Вести наземную разведку начали уже 27 апреля, начав с территории АЭС, а затем распространив свою деятельность на всю зону, а также районы, расположенные за её пределами. Количество контролируемых точек только на АЭС увеличилось с 29 до 750 три раза в сутки. В 86 и 87 годах выделялось в среднем от 80 до 180 дозоров для контроля на машинах БРДМ-1РХ и БРДМ-2РХ (для тех, кто хочет чуть подробнее познакомиться с БРДМ — проходите сюда). Машины выезжали из лагеря, расположенного за пределами десятикилометровой зоны и следовали к точке начала маршрута разведки. От точки начала они следовали по точкам, заданным в маршруте. По прибытии на точку из БРДМа высаживались дозиметрист и командир машины. Они производили замер около земли (он так и назывался «земля»), а также на высоте в метр (это называлось «фон»). После этого машина двигалась к следующей точке. В зонах с очень высоким загрязнением обычно мерили из машины, либо замеряли с одной стороны следа, а потом подъезжали и замеряли с другой стороны.

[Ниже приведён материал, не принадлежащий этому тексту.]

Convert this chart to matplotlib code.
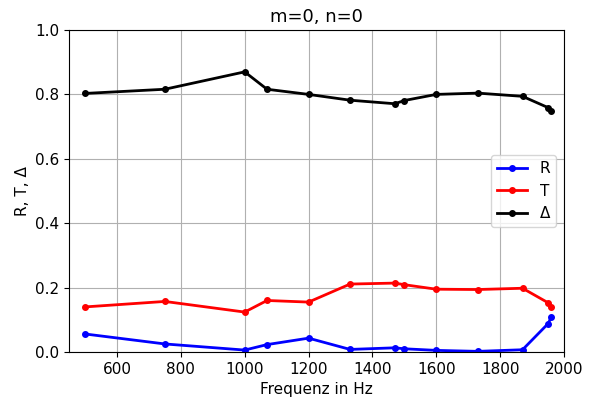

БРДМ-2РХБ. Такое ощущение, что снято вооружение и одно из выдвигаемых колёс.
БРДМ-2РХБ. Такое ощущение, что снято вооружение и одно из выдвигаемых колёс.
На фоне БРДМ-2РХБ фотографируются разведчики в Припяти
На фоне БРДМ-2РХБ фотографируются разведчики в Припяти

Маршруты часто накладывались друг на друга, особенно летом, когда в силу общего снижения радиационного фона стали доступны новые области. После завершения маршрута БРДМ отправлялся на ПуСО – пункт специальной обработки, там машины мыли, дезактивировали и отправляли на базу либо, в случае невозможности дезактивации до должного уровня (обычно на каждом ПуСО, в зависимости от удаления от реактора, был свой уровень допуска) машина сначала отправлялась на площадку отстоя техники, где её радиоактивность постепенно снижалась, а потом либо на базу, либо на могильник. Точнее, так должно было быть. Сергей Мирный, химик-разведчик, в своих воспоминаниях писал, что обычно разведчики ПуСО избегали. Был риск остаться без машин, а пешком на такую разведку ходить, да по таким обширным территориям… Зона отчуждения ведь большая – радиус 30 км, а значит диаметр – все 60. А ведь следы выходили далеко за пределы этого круга, их тоже надо разведать и мониторить, чернобыльской радиацией загрязнило территорию Украины, Белоруссии (практически 1/5 территории) и РФ, а что-то дошло даже до США.

ПуСО
ПуСО

Но это будет позже, а пока после первичной разведки нужно было выяснить, идёт ли реакция? Эта информация была необходима для принятия дальнейших решений – ведь если реакция идёт, то она неуправляема, а значит её нужно срочно прекращать. Занялись выяснением военные. Они отправились к блоку на бронемашине, оснащённой датчиком присутствия нейтронных полей. Их результаты оказались неутешительными – поля есть, а значит, реакция активно идёт. Это требовало проверки, и к блоку на той же машине отправился академик Легасов. Он пришёл к выводу, что те потоки, которые уловили датчики военных – это не нейтронные излучения от работающего реактора, а гамма-излучение от обломков здания, реактора, да даже от земли. Учёные решили тогда оттолкнуться от другого – о ходе реакции могли свидетельствовать не только нейтронные потоки, но и наличие в воздухе короткоживущих изотопов йода – йод-181 и йод-184 в соотношении не в пользу долгоживущих элементов. Довольно быстро стало ясно, что это не так, количество короткоживущих изотопов быстро снижается, а значит, реакция не идёт. Тем не менее, учёные не исключали сохранения части кладки, достаточной для того, чтобы в нём шла самоподдерживающаяся цепная реакция. Впрочем, такая часть кладки долго существовать не могла. Она бы очень быстро разрушилась из-за перегрева.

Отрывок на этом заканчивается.